Thuja sutchuenensis
- Conservation status: Endangered (IUCN 3.1)

Scientific classification
- Kingdom: Plantae
- Clade: Tracheophytes
- Clade: Gymnosperms
- Division: Pinophyta
- Class: Pinopsida
- Order: Cupressales
- Family: Cupressaceae
- Genus: Thuja
- Species: T. sutchuenensis
- Binomial name: Thuja sutchuenensis Franch.

= Thuja sutchuenensis =

- Genus: Thuja
- Species: sutchuenensis
- Authority: Franch.
- Conservation status: EN

Species of conifer

Thuja sutchuenensis, the Sichuan thuja, is a species of coniferous tree in the cypress family, Cupressaceae. It is native to China, where it is an endangered local endemic in Chengkou County (Chongqing Municipality, formerly part of Sichuan province), on the southern slope of the Daba Mountains.

==Description==
It is a small or medium-sized tree, reaching possibly 20 m tall, though no trees of this size are currently known. The foliage forms in flat sprays with scale-like leaves 1.5–4 mm long, green above, and with narrow white stomatal bands below. The cones are oval, green ripening brown, 5–8 mm long and 3-4.2 mm broad (opening to 7 mm broad), with 8-10 overlapping scales.

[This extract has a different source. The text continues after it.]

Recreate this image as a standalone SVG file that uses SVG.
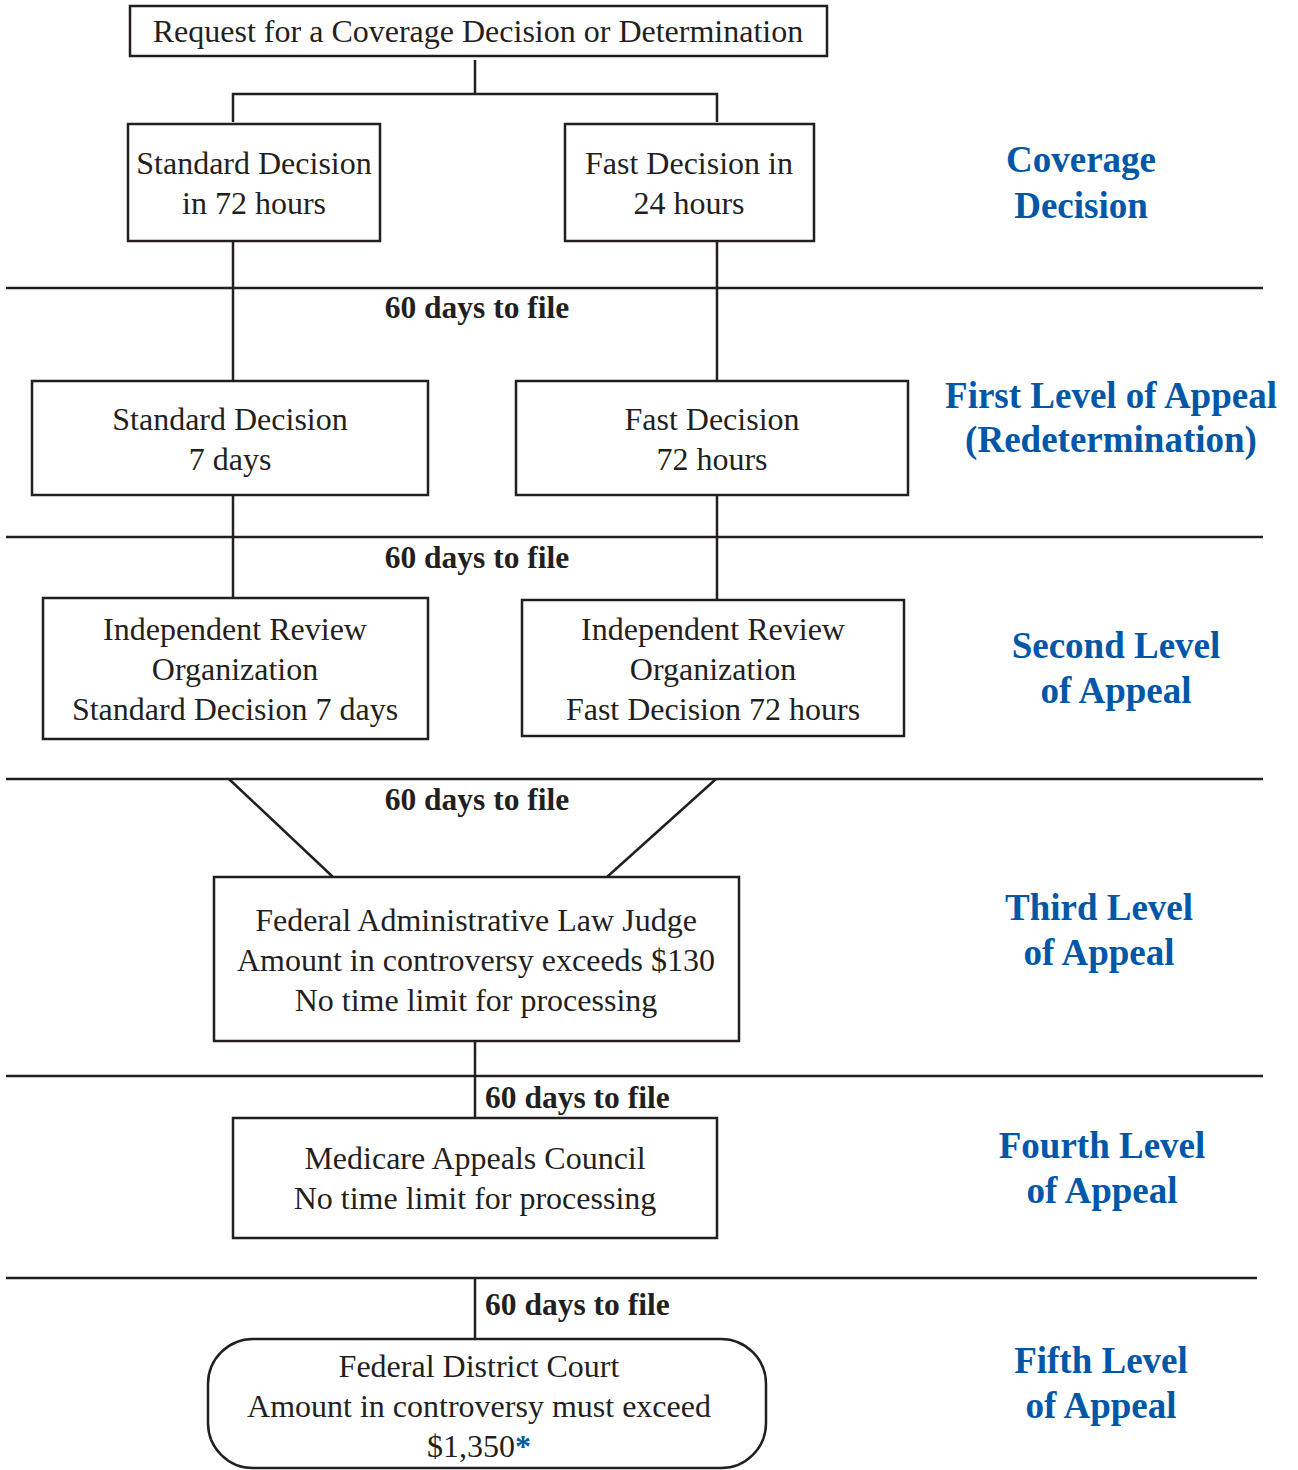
<svg xmlns="http://www.w3.org/2000/svg" width="1298" height="1470" viewBox="0 0 1298 1470">
<style>
.box{fill:#fff;stroke:#231f20;stroke-width:2.5}
.ln{stroke:#231f20;stroke-width:2.5;fill:none}
.t{font-family:"Liberation Serif",serif;font-size:32px;fill:#231f20;text-anchor:middle}
.d{font-family:"Liberation Serif",serif;font-size:31.5px;font-weight:bold;fill:#231f20}
.b{font-family:"Liberation Serif",serif;font-size:37px;font-weight:bold;fill:#0057a8;text-anchor:middle}
</style>
<rect width="1298" height="1470" fill="#fff"/>
<g id="connectors">
<line class="ln" x1="475" y1="60" x2="475" y2="94"/>
<polyline class="ln" points="233,122 233,94 717,94 717,122"/>
<line class="ln" x1="233" y1="241" x2="233" y2="381"/>
<line class="ln" x1="717" y1="241" x2="717" y2="381"/>
<line class="ln" x1="233" y1="495" x2="233" y2="598"/>
<line class="ln" x1="717" y1="495" x2="717" y2="600"/>
<line class="ln" x1="229" y1="779" x2="333" y2="877"/>
<line class="ln" x1="716" y1="779" x2="607" y2="877"/>
<line class="ln" x1="475" y1="1041" x2="475" y2="1118"/>
<line class="ln" x1="475" y1="1278" x2="475" y2="1340"/>
</g>
<g id="separators">
<line class="ln" x1="6" y1="288" x2="1263" y2="288"/>
<line class="ln" x1="6" y1="537" x2="1263" y2="537"/>
<line class="ln" x1="6" y1="779" x2="1263" y2="779"/>
<line class="ln" x1="6" y1="1076" x2="1263" y2="1076"/>
<line class="ln" x1="6" y1="1278" x2="1257" y2="1278"/>
</g>
<g id="labels">
<text class="d" x="477" y="318" text-anchor="middle">60 days to file</text>
<text class="d" x="477" y="568" text-anchor="middle">60 days to file</text>
<text class="d" x="477" y="810" text-anchor="middle">60 days to file</text>
<text class="d" x="485" y="1108">60 days to file</text>
<text class="d" x="485" y="1315">60 days to file</text>
</g>
<g id="levels">
<text class="b" x="1081" y="172">Coverage</text>
<text class="b" x="1081" y="218">Decision</text>
<text class="b" x="1111" y="408">First Level of Appeal</text>
<text class="b" x="1111" y="452">(Redetermination)</text>
<text class="b" x="1116" y="658">Second Level</text>
<text class="b" x="1116" y="703">of Appeal</text>
<text class="b" x="1099" y="920">Third Level</text>
<text class="b" x="1099" y="965">of Appeal</text>
<text class="b" x="1102" y="1158">Fourth Level</text>
<text class="b" x="1102" y="1203">of Appeal</text>
<text class="b" x="1101" y="1373">Fifth Level</text>
<text class="b" x="1101" y="1418">of Appeal</text>
</g>
<g id="request">
<rect class="box" x="130" y="6" width="697" height="50"/>
<text class="t" x="478" y="42">Request for a Coverage Decision or Determination</text>
</g>
<g id="std72">
<rect class="box" x="128" y="124" width="252" height="117"/>
<text class="t" x="254" y="174">Standard Decision</text>
<text class="t" x="254" y="214">in 72 hours</text>
</g>
<g id="fast24">
<rect class="box" x="565" y="124" width="249" height="117"/>
<text class="t" x="689" y="174">Fast Decision in</text>
<text class="t" x="689" y="214">24 hours</text>
</g>
<g id="std7">
<rect class="box" x="32" y="381" width="396" height="114"/>
<text class="t" x="230" y="430">Standard Decision</text>
<text class="t" x="230" y="470">7 days</text>
</g>
<g id="fast72">
<rect class="box" x="516" y="381" width="392" height="114"/>
<text class="t" x="712" y="430">Fast Decision</text>
<text class="t" x="712" y="470">72 hours</text>
</g>
<g id="iro-std">
<rect class="box" x="43" y="598" width="385" height="141"/>
<text class="t" x="235" y="640">Independent Review</text>
<text class="t" x="235" y="680">Organization</text>
<text class="t" x="235" y="720">Standard Decision 7 days</text>
</g>
<g id="iro-fast">
<rect class="box" x="522" y="600" width="382" height="136"/>
<text class="t" x="713" y="640">Independent Review</text>
<text class="t" x="713" y="680">Organization</text>
<text class="t" x="713" y="720">Fast Decision 72 hours</text>
</g>
<g id="alj">
<rect class="box" x="214" y="877" width="525" height="164"/>
<text class="t" x="476" y="931">Federal Administrative Law Judge</text>
<text class="t" x="476" y="971">Amount in controversy exceeds $130</text>
<text class="t" x="476" y="1011">No time limit for processing</text>
</g>
<g id="council">
<rect class="box" x="233" y="1118" width="484" height="120"/>
<text class="t" x="475" y="1169">Medicare Appeals Council</text>
<text class="t" x="475" y="1209">No time limit for processing</text>
</g>
<g id="court">
<rect class="box" x="208" y="1339" width="558" height="129" rx="45" ry="45"/>
<text class="t" x="479" y="1377">Federal District Court</text>
<text class="t" x="479" y="1417">Amount in controversy must exceed</text>
<text class="t" x="479" y="1457">$1,350<tspan fill="#0057a8" font-weight="bold">*</tspan></text>
</g>
</svg>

==Discovery and rediscovery==
It was first described in 1899 from specimens collected by the French botanist Paul Guillaume Farges in 1892 and 1900, but was not seen again thereafter, despite many searches, for almost 100 years and was presumed to be extinct due to over-cutting for its valuable scented wood. A small number of specimens were however rediscovered in 1999, growing on very inaccessible steep ridges close to (or at the same site) where Farges had first found it. The area of its occurrence has now been designated a Special Protection Area in order to protect the species.